## Source data
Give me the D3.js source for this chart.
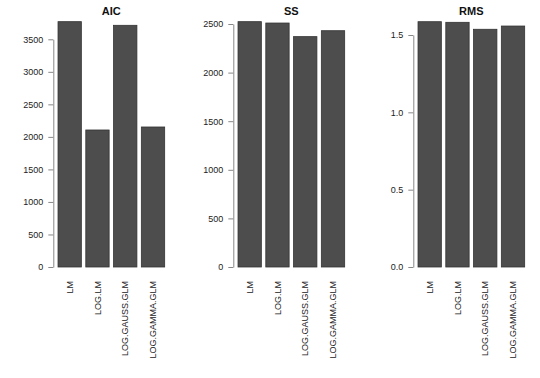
<!DOCTYPE html>
<html><head><meta charset="utf-8">
<script src="https://cdn.jsdelivr.net/npm/d3@7"></script>
<style>
body{margin:0;background:#fff;}
svg{display:block;font-family:"Liberation Sans",Arial,sans-serif;}
</style></head>
<body><svg id="c" width="540" height="378"></svg>
<script>
const categories = ["LM","LOG.LM","LOG.GAUSS.GLM","LOG.GAMMA.GLM"];
const aicValues = [3771, 2106, 3715, 2152];
const ssValues = [2524, 2510, 2370, 2431];
const rmsValues = [1.586, 1.582, 1.537, 1.558];
const aicTicks = [0,500,1000,1500,2000,2500,3000,3500];
const ssTicks = [0,500,1000,1500,2000,2500];
const rmsTicks = [0,0.5,1.0,1.5];
const titles = ["AIC","SS","RMS"];

const panels = [
  {title:titles[0], values:aicValues, ticks:aicTicks, fmt:d=>String(d), ypx:[267,39.3], yv:[0,3500]},
  {title:titles[1], values:ssValues, ticks:ssTicks, fmt:d=>String(d), ypx:[267,24], yv:[0,2500]},
  {title:titles[2], values:rmsValues, ticks:rmsTicks, fmt:d=>d.toFixed(1), ypx:[267,35], yv:[0,1.5]}
];

const svg = d3.select("#c");
panels.forEach((p,i)=>{
  const ox = i*180;
  const g = svg.append("g").attr("transform",`translate(${ox},0)`);
  const y = d3.scaleLinear().domain(p.yv).range(p.ypx);
  // band: bar width ~23.5, step ~27.8
  const x = d3.scaleBand().domain(categories).range([58-2.2, 164.7+2.2]).paddingInner(0.16).paddingOuter(0.08);
  const bw = x.bandwidth();
  g.selectAll("rect.bar").data(p.values).join("rect")
    .attr("x",(d,j)=>x(categories[j]))
    .attr("y",d=>y(d))
    .attr("width",bw)
    .attr("height",d=>y(0)-y(d))
    .attr("fill","#4d4d4d")
    .attr("stroke","#333")
    .attr("stroke-width",0.8);
  // axis
  const ax = g.append("g").attr("transform","translate(53.3,0)")
    .call(d3.axisLeft(y).tickValues(p.ticks).tickFormat(p.fmt).tickSize(5).tickSizeOuter(0));
  ax.select(".domain").attr("stroke","#888").attr("stroke-width",1);
  ax.selectAll(".tick line").attr("stroke","#888");
  ax.selectAll(".tick text").attr("font-size",9).attr("fill","#222").attr("x",-10)
    .attr("font-family","Liberation Sans, Arial, sans-serif");
  // title
  g.append("text").attr("x",(58+164.7)/2).attr("y",15).attr("text-anchor","middle")
    .attr("font-size",11).attr("font-weight","bold").attr("fill","#111").text(p.title);
  // x labels
  categories.forEach((c,j)=>{
    const cx = x(c)+bw/2;
    g.append("text").attr("transform",`translate(${cx+3.2},281) rotate(-90)`)
      .attr("text-anchor","end").attr("font-size",9).attr("fill","#222").text(c);
  });
});
</script></body></html>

## Exercise
Send back the data above word for word, with the pictures left out.

## Result of the exercise
Give me the D3.js source for this chart.
<!DOCTYPE html>
<html><head><meta charset="utf-8">
<script src="https://cdn.jsdelivr.net/npm/d3@7"></script>
<style>
body{margin:0;background:#fff;}
svg{display:block;font-family:"Liberation Sans",Arial,sans-serif;}
</style></head>
<body><svg id="c" width="540" height="378"></svg>
<script>
const categories = ["LM","LOG.LM","LOG.GAUSS.GLM","LOG.GAMMA.GLM"];
const aicValues = [3771, 2106, 3715, 2152];
const ssValues = [2524, 2510, 2370, 2431];
const rmsValues = [1.586, 1.582, 1.537, 1.558];
const aicTicks = [0,500,1000,1500,2000,2500,3000,3500];
const ssTicks = [0,500,1000,1500,2000,2500];
const rmsTicks = [0,0.5,1.0,1.5];
const titles = ["AIC","SS","RMS"];

const panels = [
  {title:titles[0], values:aicValues, ticks:aicTicks, fmt:d=>String(d), ypx:[267,39.3], yv:[0,3500]},
  {title:titles[1], values:ssValues, ticks:ssTicks, fmt:d=>String(d), ypx:[267,24], yv:[0,2500]},
  {title:titles[2], values:rmsValues, ticks:rmsTicks, fmt:d=>d.toFixed(1), ypx:[267,35], yv:[0,1.5]}
];

const svg = d3.select("#c");
panels.forEach((p,i)=>{
  const ox = i*180;
  const g = svg.append("g").attr("transform",`translate(${ox},0)`);
  const y = d3.scaleLinear().domain(p.yv).range(p.ypx);
  // band: bar width ~23.5, step ~27.8
  const x = d3.scaleBand().domain(categories).range([58-2.2, 164.7+2.2]).paddingInner(0.16).paddingOuter(0.08);
  const bw = x.bandwidth();
  g.selectAll("rect.bar").data(p.values).join("rect")
    .attr("x",(d,j)=>x(categories[j]))
    .attr("y",d=>y(d))
    .attr("width",bw)
    .attr("height",d=>y(0)-y(d))
    .attr("fill","#4d4d4d")
    .attr("stroke","#333")
    .attr("stroke-width",0.8);
  // axis
  const ax = g.append("g").attr("transform","translate(53.3,0)")
    .call(d3.axisLeft(y).tickValues(p.ticks).tickFormat(p.fmt).tickSize(5).tickSizeOuter(0));
  ax.select(".domain").attr("stroke","#888").attr("stroke-width",1);
  ax.selectAll(".tick line").attr("stroke","#888");
  ax.selectAll(".tick text").attr("font-size",9).attr("fill","#222").attr("x",-10)
    .attr("font-family","Liberation Sans, Arial, sans-serif");
  // title
  g.append("text").attr("x",(58+164.7)/2).attr("y",15).attr("text-anchor","middle")
    .attr("font-size",11).attr("font-weight","bold").attr("fill","#111").text(p.title);
  // x labels
  categories.forEach((c,j)=>{
    const cx = x(c)+bw/2;
    g.append("text").attr("transform",`translate(${cx+3.2},281) rotate(-90)`)
      .attr("text-anchor","end").attr("font-size",9).attr("fill","#222").text(c);
  });
});
</script></body></html>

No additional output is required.